# 9wt fly line comparison - rio, sa and (2) airflo



## tailwalk (Nov 20, 2016)

If you're super happy with the grand slam but dont like the price, that, the mastery version and the tropical punch are identical tapers with i guess varied finishes? I throw the mastery grand slam on my 9 weight and will likely buy again when it wears out. I wouldn't mind throwing the Cortland guide for comparison though. Made that switch in 12 wt and I'm pretty pleased.


----------



## MSG (Jan 11, 2010)

a little update - on the water with 2 of the lines - compared the rio to the chard - both my buddy and I were much more impressed with the chard - really shot a lot better - the rio almost felt a little sticky in the hand comparatively as it is a non textured line.


----------



## Backwater (Dec 14, 2014)

The Chard out of all the airflo lines, to me, is their best line for general fling here in Florida.
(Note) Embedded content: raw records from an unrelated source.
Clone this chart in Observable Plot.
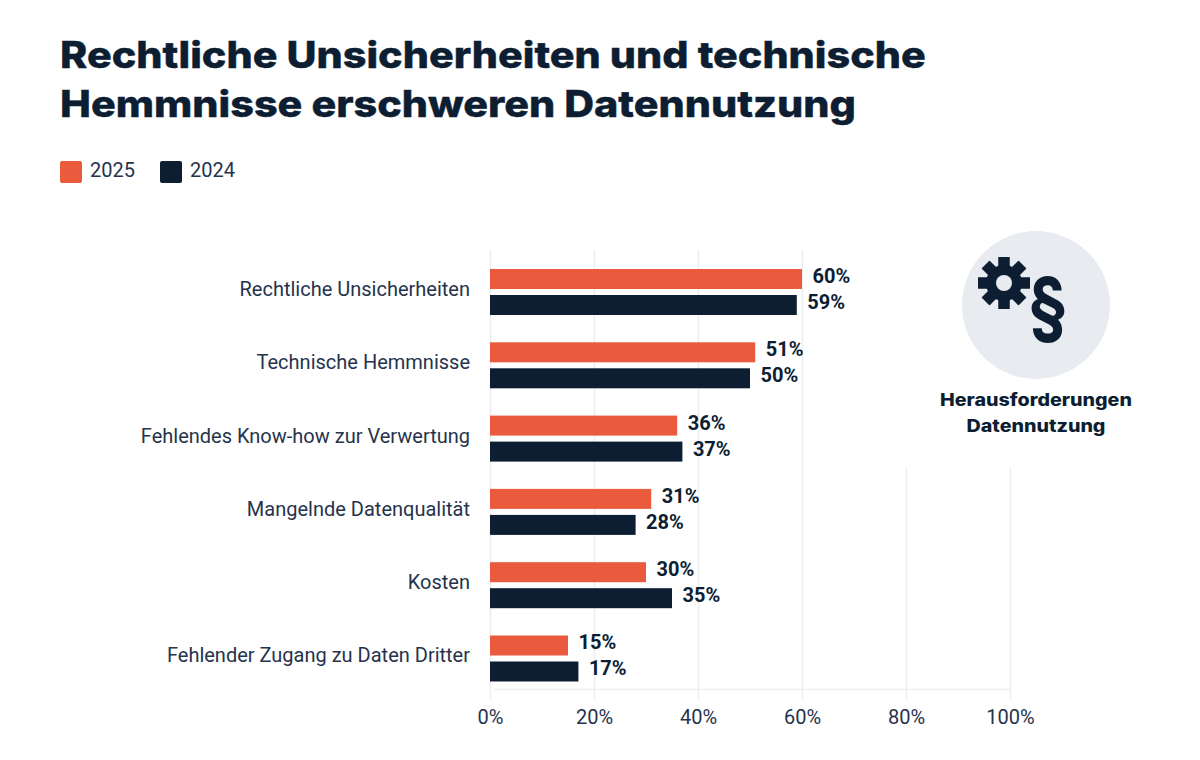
<!DOCTYPE html>
<html lang="de">
<head>
<meta charset="utf-8">
<script src="https://cdn.jsdelivr.net/npm/d3@7"></script>
<script src="https://cdn.jsdelivr.net/npm/@observablehq/plot@0.6"></script>
<style>
html,body{margin:0;padding:0;background:#fff;width:1200px;height:760px;overflow:hidden;}
#page{position:relative;width:1200px;height:760px;}
#head{position:relative;height:210px;}
h1{position:absolute;left:60px;top:30px;margin:0;font:800 37px/49px Inter,sans-serif;color:#0d1e33;white-space:nowrap;transform-origin:0 0;transform:scaleX(1.116);-webkit-text-stroke:0.4px #0d1e33;}
.lg{position:absolute;top:161px;width:22px;height:22px;border-radius:2px;}
.lt{position:absolute;top:157px;font:400 20px/26px Roboto,sans-serif;color:#26334c;}
#chart{position:absolute;left:0;top:210px;}
#panel{position:absolute;left:900px;top:225px;width:272px;height:242px;background:#fff;}
#panel svg{position:absolute;left:0;top:0;}
#cap{position:absolute;left:0;width:272px;top:161.5px;text-align:center;font:800 17px/26px Inter,sans-serif;color:#0d1e33;transform:scaleX(1.157);}
</style>
</head>
<body>
<div id="page">
  <div id="head">
    <h1>Rechtliche Unsicherheiten und technische<br>Hemmnisse erschweren Datennutzung</h1>
    <div class="lg" style="left:60px;background:#e95b3c"></div><div class="lt" style="left:90px">2025</div>
    <div class="lg" style="left:160px;background:#0d1e33"></div><div class="lt" style="left:190px">2024</div>
  </div>
  <div id="chart"></div>
  <div id="panel">
    <svg width="272" height="160" viewBox="0 0 272 160">
      <circle cx="136" cy="80" r="74" fill="#e8ebf0"/>
      <g id="gear" transform="translate(104,58)" fill="#0d1e33"></g>
      <text transform="translate(148,107) scale(0.9,1)" text-anchor="middle" font-family="Inter,sans-serif" font-weight="700" font-size="76" fill="#0d1e33">§</text>
    </svg>
    <div id="cap">Herausforderungen<br>Datennutzung</div>
  </div>
</div>
<script>
const categories = ["Rechtliche Unsicherheiten","Technische Hemmnisse","Fehlendes Know-how zur Verwertung","Mangelnde Datenqualität","Kosten","Fehlender Zugang zu Daten Dritter"];
const values2025 = [60,51,36,31,30,15];
const values2024 = [59,50,37,28,35,17];
const colors = ["#e95b3c","#0d1e33"];
const xTicks = [0,20,40,60,80,100];

const rows2025 = categories.map((c,i)=>({cat:c,v:values2025[i]}));
const rows2024 = categories.map((c,i)=>({cat:c,v:values2024[i]}));

// gear icon
const gear = d3.select("#gear");
for (let a=0;a<8;a++) gear.append("rect").attr("x",-5.5).attr("y",-26).attr("width",11).attr("height",52).attr("transform",`rotate(${a*45})`);
gear.append("circle").attr("r",18);
gear.append("circle").attr("r",8).attr("fill","#e8ebf0");

const labelStyle = {x:"v",y:"cat",text:d=>d.v+"%",dx:10,textAnchor:"start",fontWeight:700,fontSize:20,fill:"#0d1e33"};

const plot = Plot.plot({
  width:1200, height:550,
  marginLeft:490, marginRight:190, marginTop:40, marginBottom:60,
  style:{fontFamily:"Roboto, sans-serif", background:"transparent", overflow:"visible"},
  x:{domain:[0,100], label:null},
  y:{domain:categories, padding:0, insetTop:5.35, insetBottom:4.85, label:null, round:false},
  marks:[
    Plot.ruleX(xTicks,{stroke:"#eceef2",strokeWidth:1.6}),
    Plot.ruleY([0],{y:null,x1:()=>0.77,x2:()=>100,dy:214,stroke:"#eceef2",strokeWidth:1.6}),
    Plot.barX(rows2025,{x:"v",y:"cat",fill:colors[0],insetTop:13.65,insetBottom:39.65}),
    Plot.barX(rows2024,{x:"v",y:"cat",fill:colors[1],insetTop:39.65,insetBottom:13.65}),
    Plot.text(rows2025,{...labelStyle,dy:-16}),
    Plot.text(rows2024,{...labelStyle,dy:10}),
    Plot.axisY({anchor:"left",label:null,tickSize:0,tickPadding:20,fontSize:20,dy:-3,dx:-0.5,color:"#26334c"}),
    Plot.axisX(xTicks,{anchor:"bottom",label:null,tickSize:0,tickPadding:9,fontSize:20,tickFormat:d=>d+"%",color:"#26334c"})
  ]
});
document.getElementById("chart").appendChild(plot);
</script>
</body>
</html>
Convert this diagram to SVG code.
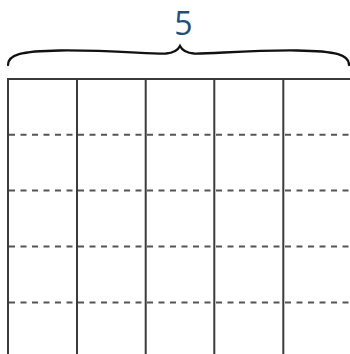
<svg xmlns="http://www.w3.org/2000/svg" width="350" height="354" viewBox="0 0 350 354">
<style>
.solid{stroke:#3a3a3a;stroke-width:2;fill:none}
.dash{stroke:#555;stroke-width:2;stroke-dasharray:6 5.5;fill:none}
.brace{stroke:#111;stroke-width:2.3;fill:none;stroke-linecap:round}
.lbl{font-family:"Open Sans","Noto Sans",sans-serif;font-size:32px;fill:#1f4e79;text-anchor:middle}
</style>
<rect width="350" height="354" fill="#fff"/>
<g id="label"><text class="lbl" x="183.5" y="35">5</text></g>
<g id="brace"><path class="brace" d="M8,65 C8,55 20,51 60,50.5 C110,50 150,54 166,53.5 C174,53 178,50 180,46 C182,50 186,53 194,53.5 C210,54 250,50 297,50.5 C337,51 349,55 349,65"/></g>
<g id="grid">
<line class="solid" x1="7" y1="79" x2="350" y2="79"/>
<line class="solid" x1="8" y1="78" x2="8" y2="354"/>
<line class="solid" x1="77" y1="79" x2="77" y2="354"/>
<line class="solid" x1="145.7" y1="79" x2="145.7" y2="354"/>
<line class="solid" x1="214.3" y1="79" x2="214.3" y2="354"/>
<line class="solid" x1="283.3" y1="79" x2="283.3" y2="354"/>
<line class="dash" x1="9" y1="134.7" x2="350" y2="134.7"/>
<line class="dash" x1="9" y1="190.5" x2="350" y2="190.5"/>
<line class="dash" x1="9" y1="246.5" x2="350" y2="246.5"/>
<line class="dash" x1="9" y1="302.5" x2="350" y2="302.5"/>
</g>
</svg>
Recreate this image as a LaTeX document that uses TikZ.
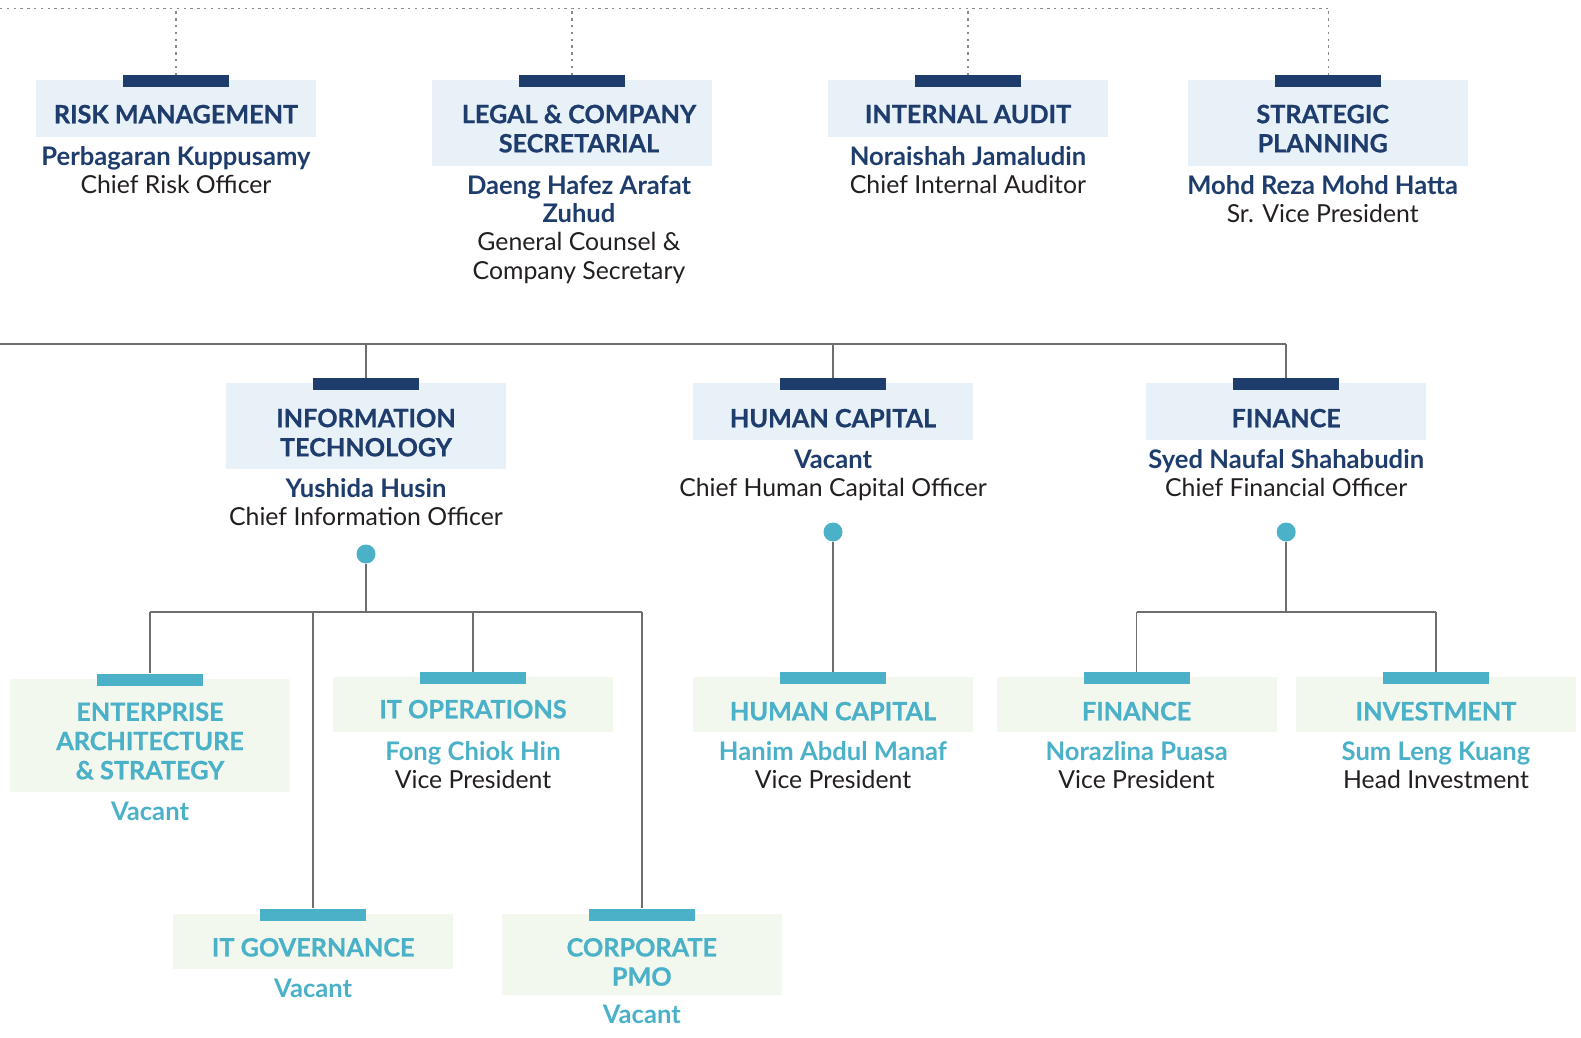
\documentclass[tikz,border=0pt]{standalone}
\usepackage{fontspec}
\setmainfont{Lato}
\newfontfamily\heavyfont{Lato}[BoldFeatures={FakeBold=0.7}]
\usetikzlibrary{positioning}

\definecolor{hdnavy}{HTML}{1E3D6C}
\definecolor{hdteal}{HTML}{4BB1C9}
\definecolor{paleblue}{HTML}{E8F0F8}
\definecolor{palegreen}{HTML}{F2F8EE}
\definecolor{linegray}{HTML}{6E6E70}
\definecolor{dotgray}{HTML}{8A8A8A}
\definecolor{ink}{HTML}{231F20}

\newcommand{\hdname}[1]{{\bfseries\fontsize{12.8}{14.2}\selectfont\color{hdnavy}#1}}
\newcommand{\subname}[1]{{\bfseries\fontsize{12.8}{14.2}\selectfont\color{hdteal}#1}}

\begin{document}
\begin{tikzpicture}[x=0.5pt, y=-0.5pt,
  hdbox/.style={fill=paleblue, minimum width=140pt, inner sep=0, anchor=north},
  subbox/.style={hdbox, fill=palegreen},
  hdbar/.style={fill=hdnavy, minimum width=53pt, minimum height=5.85pt, inner sep=0, anchor=north},
  subbar/.style={hdbar, fill=hdteal},
  hdtitle/.style={font=\heavyfont\bfseries\fontsize{12.6}{14.6}\selectfont, text=hdnavy, align=center, inner sep=0},
  subtitle/.style={hdtitle, text=hdteal},
  info/.style={font=\fontsize{12.4}{14.1}\selectfont, text=ink, align=center, inner sep=0, below=4.4pt of #1},
  conn/.style={draw=linegray, line width=0.85pt},
  dotconn/.style={draw=dotgray, line width=0.7pt, dash pattern=on 1.2pt off 2.2pt},
  knob/.style={circle, fill=hdteal, minimum size=9.5pt, inner sep=0}]
  \useasboundingbox (0,0) rectangle (1581,1038);

  % support units
  \node[hdbox, minimum height=28.35pt] (rm) at (176,80) {};
  \node[hdbar] (rmbar) at ([yshift=2.5pt]rm.north) {};
  \node[hdtitle] (rmtitle) at ([yshift=-2.7pt]rm.center) {RISK MANAGEMENT};
  \node[info=rm] (rminfo) {\hdname{Perbagaran Kuppusamy}\\Chief Risk Officer};

  \node[hdbox, minimum height=42.85pt] (lcs) at (572,80) {};
  \node[hdbar] (lcsbar) at ([yshift=2.5pt]lcs.north) {};
  \node[hdtitle] (lcstitle) at ([xshift=3.5pt, yshift=-2.7pt]lcs.center) {LEGAL \& COMPANY\\SECRETARIAL};
  \node[info=lcs, xshift=3.5pt] (lcsinfo) {\hdname{Daeng Hafez Arafat}\\\hdname{Zuhud}\\General Counsel \&\\Company Secretary};

  \node[hdbox, minimum height=28.35pt] (ia) at (968,80) {};
  \node[hdbar] (iabar) at ([yshift=2.5pt]ia.north) {};
  \node[hdtitle] (iatitle) at ([yshift=-2.7pt]ia.center) {INTERNAL AUDIT};
  \node[info=ia] (iainfo) {\hdname{Noraishah Jamaludin}\\Chief Internal Auditor};

  \node[hdbox, minimum height=42.85pt] (sp) at (1328.3,80) {};
  \node[hdbar] (spbar) at ([yshift=2.5pt]sp.north) {};
  \node[hdtitle] (sptitle) at ([xshift=-2.8pt, yshift=-2.7pt]sp.center) {STRATEGIC\\PLANNING};
  \node[info=sp, xshift=-2.8pt] (spinfo) {\hdname{Mohd Reza Mohd Hatta}\\Sr. Vice President};

  % chief officers
  \node[hdbox, minimum height=42.85pt] (it) at (366,383) {};
  \node[hdbar] (itbar) at ([yshift=2.5pt]it.north) {};
  \node[hdtitle] (ittitle) at ([yshift=-3.2pt]it.center) {INFORMATION\\TECHNOLOGY};
  \node[info=it] (itinfo) {\hdname{Yushida Husin}\\Chief Information Officer};
  \node[knob] (itdot) at (366,554) {};

  \node[hdbox, minimum height=28.35pt] (hc) at (833,383) {};
  \node[hdbar] (hcbar) at ([yshift=2.5pt]hc.north) {};
  \node[hdtitle] (hctitle) at ([yshift=-3.2pt]hc.center) {HUMAN CAPITAL};
  \node[info=hc] (hcinfo) {\hdname{Vacant}\\Chief Human Capital Officer};
  \node[knob] (hcdot) at (833,532) {};

  \node[hdbox, minimum height=28.35pt] (fin) at (1286.2,383) {};
  \node[hdbar] (finbar) at ([yshift=2.5pt]fin.north) {};
  \node[hdtitle] (fintitle) at ([yshift=-3.2pt]fin.center) {FINANCE};
  \node[info=fin] (fininfo) {\hdname{Syed Naufal Shahabudin}\\Chief Financial Officer};
  \node[knob] (findot) at (1286.2,532) {};

  % departments
  \node[subbox, minimum height=56.35pt] (ea) at (150,679) {};
  \node[subbar] (eabar) at ([yshift=2.8pt]ea.north) {};
  \node[subtitle] (eatitle) at ([yshift=-2.6pt]ea.center) {ENTERPRISE\\ARCHITECTURE\\\& STRATEGY};
  \node[info=ea] (eainfo) {\subname{Vacant}};

  \node[subbox, minimum height=27.35pt] (ops) at (473,677) {};
  \node[subbar] (opsbar) at ([yshift=2.5pt]ops.north) {};
  \node[subtitle] (opstitle) at ([yshift=-2.2pt]ops.center) {IT OPERATIONS};
  \node[info=ops] (opsinfo) {\subname{Fong Chiok Hin}\\Vice President};

  \node[subbox, minimum height=27.35pt] (gov) at (313.2,914) {};
  \node[subbar] (govbar) at ([yshift=2.8pt]gov.north) {};
  \node[subtitle] (govtitle) at ([yshift=-2.8pt]gov.center) {IT GOVERNANCE};
  \node[info=gov] (govinfo) {\subname{Vacant}};

  \node[subbox, minimum height=40.35pt] (pmo) at (641.8,914) {};
  \node[subbar] (pmobar) at ([yshift=2.8pt]pmo.north) {};
  \node[subtitle] (pmotitle) at ([yshift=-3.6pt]pmo.center) {CORPORATE\\PMO};
  \node[info=pmo] (pmoinfo) {\subname{Vacant}};

  \node[subbox, minimum height=27.35pt] (hc2) at (833,677) {};
  \node[subbar] (hc2bar) at ([yshift=2.5pt]hc2.north) {};
  \node[subtitle] (hc2title) at ([yshift=-3.2pt]hc2.center) {HUMAN CAPITAL};
  \node[info=hc2] (hc2info) {\subname{Hanim Abdul Manaf}\\Vice President};

  \node[subbox, minimum height=27.35pt] (fin2) at (1136.6,677) {};
  \node[subbar] (fin2bar) at ([yshift=2.5pt]fin2.north) {};
  \node[subtitle] (fin2title) at ([yshift=-3.2pt]fin2.center) {FINANCE};
  \node[info=fin2] (fin2info) {\subname{Norazlina Puasa}\\Vice President};

  \node[subbox, minimum height=27.35pt] (inv) at (1436,677) {};
  \node[subbar] (invbar) at ([yshift=2.5pt]inv.north) {};
  \node[subtitle] (invtitle) at ([yshift=-3.2pt]inv.center) {INVESTMENT};
  \node[info=inv] (invinfo) {\subname{Sum Leng Kuang}\\Head Investment};

  % connectors
  \coordinate (dotrow) at (0,8.3);
  \coordinate (midrow) at (0,344);
  \coordinate (itrow) at (0,611.7);
  \coordinate (finrow) at (0,611.7);

  \draw[dotconn] (dotrow) -- (spbar.north |- dotrow);
  \draw[dotconn] (rmbar.north) -- (rmbar.north |- dotrow);
  \draw[dotconn] (lcsbar.north) -- (lcsbar.north |- dotrow);
  \draw[dotconn] (iabar.north) -- (iabar.north |- dotrow);
  \draw[dotconn] (spbar.north) -- (spbar.north |- dotrow);

  \draw[conn] (midrow) -- (finbar.north |- midrow);
  \draw[conn] (itbar.north) -- (itbar.north |- midrow);
  \draw[conn] (hcbar.north) -- (hcbar.north |- midrow);
  \draw[conn] (finbar.north) -- (finbar.north |- midrow);

  \draw[conn] (itdot.south) -- (itdot |- itrow);
  \draw[conn] (eabar.north |- itrow) -- (pmobar.north |- itrow);
  \draw[conn] (eabar.north) -- (eabar.north |- itrow);
  \draw[conn] (govbar.north) -- (govbar.north |- itrow);
  \draw[conn] (opsbar.north) -- (opsbar.north |- itrow);
  \draw[conn] (pmobar.north) -- (pmobar.north |- itrow);

  \draw[conn] (hcdot.south) -- (hc2bar.north);

  \draw[conn] (findot.south) -- (findot |- finrow);
  \draw[conn] (fin2bar.north |- finrow) -- (invbar.north |- finrow);
  \draw[conn] (fin2bar.north) -- (fin2bar.north |- finrow);
  \draw[conn] (invbar.north) -- (invbar.north |- finrow);
\end{tikzpicture}
\end{document}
But the question is.... what happened to your BTT? Too heavy? Consider trying the regular Saltwater TT. It's more truer to line weight.

tailwalk, I would use the LC Flats taper over the guide. Again, it's more true to weight than the Guide, or for that batter, the BTT, which both are about a 1/2 line wt heavier than specified. So the 9wt is actually a 9.5wt. Good if you need to load a stiff rod, but also heavier on the swing. MSG, your quest for going lighter, may just take you to the lines.


----------